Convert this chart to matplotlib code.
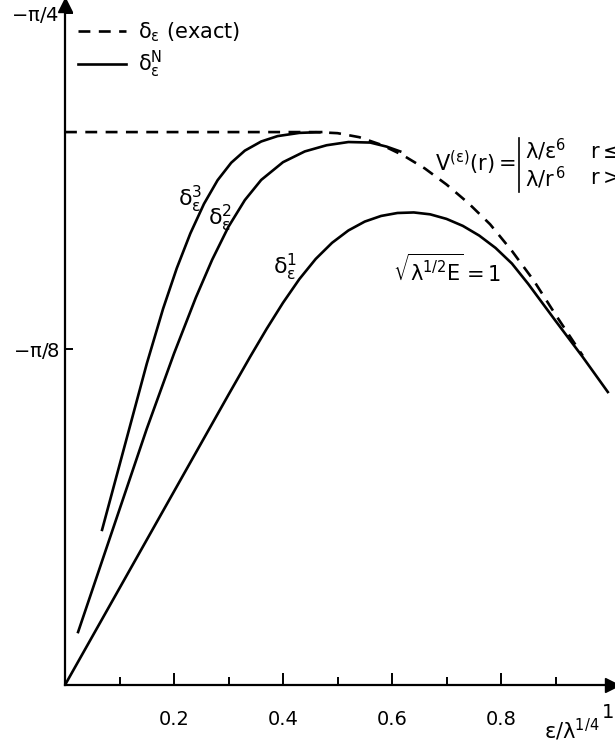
import matplotlib.pyplot as plt
from matplotlib.lines import Line2D

plt.rcParams['font.family'] = 'DejaVu Sans'
plt.rcParams['mathtext.default'] = 'regular'

# phase shifts as -delta / pi, against eps / lambda^(1/4)
exact_x = [0.0, 0.30, 0.46, 0.50, 0.54, 0.58, 0.62, 0.66, 0.70, 0.74, 0.78, 0.82, 0.86, 0.90, 0.95]
exact_y = [0.2057, 0.2057, 0.2057, 0.2053, 0.2038, 0.2010, 0.1971, 0.1922, 0.1862, 0.1793, 0.1714,
           0.1615, 0.1505, 0.1378, 0.1225]

d1_x = [0.0, 0.30, 0.34, 0.37, 0.40, 0.43, 0.46, 0.49, 0.52, 0.55, 0.58, 0.61, 0.64, 0.67,
        0.70, 0.73, 0.76, 0.79, 0.82, 0.85, 0.90, 0.95, 0.996]
d1_y = [0.0, 0.1080, 0.1222, 0.1325, 0.1422, 0.1510, 0.1585, 0.1645, 0.1691, 0.1724, 0.1745,
        0.1756, 0.1758, 0.1751, 0.1734, 0.1708, 0.1672, 0.1626, 0.1568, 0.1492, 0.1355, 0.1220, 0.1090]

d2_x = [0.024, 0.15, 0.20, 0.24, 0.27, 0.30, 0.33, 0.36, 0.40, 0.44, 0.48, 0.52, 0.56, 0.59, 0.615]
d2_y = [0.0197, 0.0953, 0.1233, 0.1441, 0.1582, 0.1705, 0.1804, 0.1879, 0.1945, 0.1985, 0.2008,
        0.2020, 0.2018, 0.2003, 0.1985]

d3_x = [0.068, 0.15, 0.18, 0.205, 0.23, 0.255, 0.28, 0.305, 0.33, 0.36, 0.39, 0.43, 0.47]
d3_y = [0.0577, 0.1195, 0.1400, 0.1550, 0.1680, 0.1790, 0.1878, 0.1943, 0.1988, 0.2022, 0.2042,
        0.2054, 0.2057]

xticks = [0.2, 0.4, 0.6, 0.8]
xminor = [0.1, 0.3, 0.5, 0.7, 0.9]
yticks = [0.125, 0.25]
ylabels = [r'$-\pi/8$', r'$-\pi/4$']

W, H = 615, 744


def fx(px):
    return px / W


def fy(py):
    return 1 - py / H


fig = plt.figure(figsize=(W / 100, H / 100), dpi=100)
ax = fig.add_axes([fx(65), fy(685), (612 - 65) / W, (685 - 5) / H])
xmax = (612 - 65) / 545
ymax = (685 - 5) / 336 * 0.125
ax.set_xlim(0, xmax)
ax.set_ylim(0, ymax)

lw = 1.9
l_ex, = ax.plot(exact_x, exact_y, color='k', lw=lw, ls=(0, (4.5, 3.2)))
l1, = ax.plot(d1_x, d1_y, color='k', lw=lw, solid_joinstyle='round')
ax.plot(d2_x, d2_y, color='k', lw=lw, solid_joinstyle='round')
ax.plot(d3_x, d3_y, color='k', lw=lw, solid_joinstyle='round')

# axes with arrow heads
for s in ['top', 'right']:
    ax.spines[s].set_visible(False)
for s in ['left', 'bottom']:
    ax.spines[s].set_linewidth(1.6)
ax.plot(xmax, 0, marker='>', ms=10, color='k', clip_on=False)
ax.plot(0, ymax, marker='^', ms=10, color='k', clip_on=False)

ax.set_xticks(xticks)
ax.set_xticklabels([str(t) for t in xticks])
ax.set_xticks(xminor, minor=True)
ax.set_yticks(yticks)
ax.set_yticklabels(ylabels)
ax.tick_params(axis='x', which='major', direction='in', length=9, width=1.4, pad=18, labelsize=14)
ax.tick_params(axis='x', which='minor', direction='in', length=6, width=1.4)
ax.tick_params(axis='y', direction='in', length=6, width=1.4, pad=4, labelsize=14)

fig.text(fx(608), fy(712), '1', fontsize=14, ha='center', va='center')
fig.text(fx(544), fy(743), r'$\varepsilon/\lambda^{1/4}$', fontsize=15, ha='left', va='bottom')

ax.legend(handles=[l_ex, l1], labels=[r'$\delta_\varepsilon$ (exact)', r'$\delta_\varepsilon^N$'],
          loc='upper left', bbox_to_anchor=(fx(78), fy(20)), bbox_transform=fig.transFigure,
          frameon=False, handlelength=2.3, handletextpad=0.6, labelspacing=0.25,
          fontsize=15, borderpad=0, borderaxespad=0)

# curve labels
fig.text(fx(190), fy(199), r'$\delta_\varepsilon^3$', fontsize=16, ha='center', va='center')
fig.text(fx(220), fy(218), r'$\delta_\varepsilon^2$', fontsize=16, ha='center', va='center')
fig.text(fx(285), fy(267), r'$\delta_\varepsilon^1$', fontsize=16, ha='center', va='center')
fig.text(fx(393), fy(270), r'$\sqrt{\lambda^{1/2}E}=1$', fontsize=15, ha='left', va='center')

# potential definition, cut at the right edge
fig.text(fx(516), fy(163), r'$V^{(\epsilon)}(r)=$', fontsize=15, ha='right', va='center')
fig.add_artist(Line2D([fx(519), fx(519)], [fy(138), fy(192)], color='k', lw=1.2,
                      transform=fig.transFigure))
fig.text(fx(525), fy(150), r'$\lambda/\varepsilon^6$', fontsize=15, ha='left', va='center')
fig.text(fx(525), fy(178), r'$\lambda/r^{\,6}$', fontsize=15, ha='left', va='center')
fig.text(fx(590), fy(152), r'$r\leq$', fontsize=15, ha='left', va='center')
fig.text(fx(590), fy(178), r'$r>$', fontsize=15, ha='left', va='center')

fig.savefig('out.png', dpi=100, facecolor='white')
::::
• PROBLEM
Omitting all images, print the listing exactly.

• SOLVED EXERCISE
Convert this chart to matplotlib code.
import matplotlib.pyplot as plt
from matplotlib.lines import Line2D

plt.rcParams['font.family'] = 'DejaVu Sans'
plt.rcParams['mathtext.default'] = 'regular'

# phase shifts as -delta / pi, against eps / lambda^(1/4)
exact_x = [0.0, 0.30, 0.46, 0.50, 0.54, 0.58, 0.62, 0.66, 0.70, 0.74, 0.78, 0.82, 0.86, 0.90, 0.95]
exact_y = [0.2057, 0.2057, 0.2057, 0.2053, 0.2038, 0.2010, 0.1971, 0.1922, 0.1862, 0.1793, 0.1714,
           0.1615, 0.1505, 0.1378, 0.1225]

d1_x = [0.0, 0.30, 0.34, 0.37, 0.40, 0.43, 0.46, 0.49, 0.52, 0.55, 0.58, 0.61, 0.64, 0.67,
        0.70, 0.73, 0.76, 0.79, 0.82, 0.85, 0.90, 0.95, 0.996]
d1_y = [0.0, 0.1080, 0.1222, 0.1325, 0.1422, 0.1510, 0.1585, 0.1645, 0.1691, 0.1724, 0.1745,
        0.1756, 0.1758, 0.1751, 0.1734, 0.1708, 0.1672, 0.1626, 0.1568, 0.1492, 0.1355, 0.1220, 0.1090]

d2_x = [0.024, 0.15, 0.20, 0.24, 0.27, 0.30, 0.33, 0.36, 0.40, 0.44, 0.48, 0.52, 0.56, 0.59, 0.615]
d2_y = [0.0197, 0.0953, 0.1233, 0.1441, 0.1582, 0.1705, 0.1804, 0.1879, 0.1945, 0.1985, 0.2008,
        0.2020, 0.2018, 0.2003, 0.1985]

d3_x = [0.068, 0.15, 0.18, 0.205, 0.23, 0.255, 0.28, 0.305, 0.33, 0.36, 0.39, 0.43, 0.47]
d3_y = [0.0577, 0.1195, 0.1400, 0.1550, 0.1680, 0.1790, 0.1878, 0.1943, 0.1988, 0.2022, 0.2042,
        0.2054, 0.2057]

xticks = [0.2, 0.4, 0.6, 0.8]
xminor = [0.1, 0.3, 0.5, 0.7, 0.9]
yticks = [0.125, 0.25]
ylabels = [r'$-\pi/8$', r'$-\pi/4$']

W, H = 615, 744


def fx(px):
    return px / W


def fy(py):
    return 1 - py / H


fig = plt.figure(figsize=(W / 100, H / 100), dpi=100)
ax = fig.add_axes([fx(65), fy(685), (612 - 65) / W, (685 - 5) / H])
xmax = (612 - 65) / 545
ymax = (685 - 5) / 336 * 0.125
ax.set_xlim(0, xmax)
ax.set_ylim(0, ymax)

lw = 1.9
l_ex, = ax.plot(exact_x, exact_y, color='k', lw=lw, ls=(0, (4.5, 3.2)))
l1, = ax.plot(d1_x, d1_y, color='k', lw=lw, solid_joinstyle='round')
ax.plot(d2_x, d2_y, color='k', lw=lw, solid_joinstyle='round')
ax.plot(d3_x, d3_y, color='k', lw=lw, solid_joinstyle='round')

# axes with arrow heads
for s in ['top', 'right']:
    ax.spines[s].set_visible(False)
for s in ['left', 'bottom']:
    ax.spines[s].set_linewidth(1.6)
ax.plot(xmax, 0, marker='>', ms=10, color='k', clip_on=False)
ax.plot(0, ymax, marker='^', ms=10, color='k', clip_on=False)

ax.set_xticks(xticks)
ax.set_xticklabels([str(t) for t in xticks])
ax.set_xticks(xminor, minor=True)
ax.set_yticks(yticks)
ax.set_yticklabels(ylabels)
ax.tick_params(axis='x', which='major', direction='in', length=9, width=1.4, pad=18, labelsize=14)
ax.tick_params(axis='x', which='minor', direction='in', length=6, width=1.4)
ax.tick_params(axis='y', direction='in', length=6, width=1.4, pad=4, labelsize=14)

fig.text(fx(608), fy(712), '1', fontsize=14, ha='center', va='center')
fig.text(fx(544), fy(743), r'$\varepsilon/\lambda^{1/4}$', fontsize=15, ha='left', va='bottom')

ax.legend(handles=[l_ex, l1], labels=[r'$\delta_\varepsilon$ (exact)', r'$\delta_\varepsilon^N$'],
          loc='upper left', bbox_to_anchor=(fx(78), fy(20)), bbox_transform=fig.transFigure,
          frameon=False, handlelength=2.3, handletextpad=0.6, labelspacing=0.25,
          fontsize=15, borderpad=0, borderaxespad=0)

# curve labels
fig.text(fx(190), fy(199), r'$\delta_\varepsilon^3$', fontsize=16, ha='center', va='center')
fig.text(fx(220), fy(218), r'$\delta_\varepsilon^2$', fontsize=16, ha='center', va='center')
fig.text(fx(285), fy(267), r'$\delta_\varepsilon^1$', fontsize=16, ha='center', va='center')
fig.text(fx(393), fy(270), r'$\sqrt{\lambda^{1/2}E}=1$', fontsize=15, ha='left', va='center')

# potential definition, cut at the right edge
fig.text(fx(516), fy(163), r'$V^{(\epsilon)}(r)=$', fontsize=15, ha='right', va='center')
fig.add_artist(Line2D([fx(519), fx(519)], [fy(138), fy(192)], color='k', lw=1.2,
                      transform=fig.transFigure))
fig.text(fx(525), fy(150), r'$\lambda/\varepsilon^6$', fontsize=15, ha='left', va='center')
fig.text(fx(525), fy(178), r'$\lambda/r^{\,6}$', fontsize=15, ha='left', va='center')
fig.text(fx(590), fy(152), r'$r\leq$', fontsize=15, ha='left', va='center')
fig.text(fx(590), fy(178), r'$r>$', fontsize=15, ha='left', va='center')

fig.savefig('out.png', dpi=100, facecolor='white')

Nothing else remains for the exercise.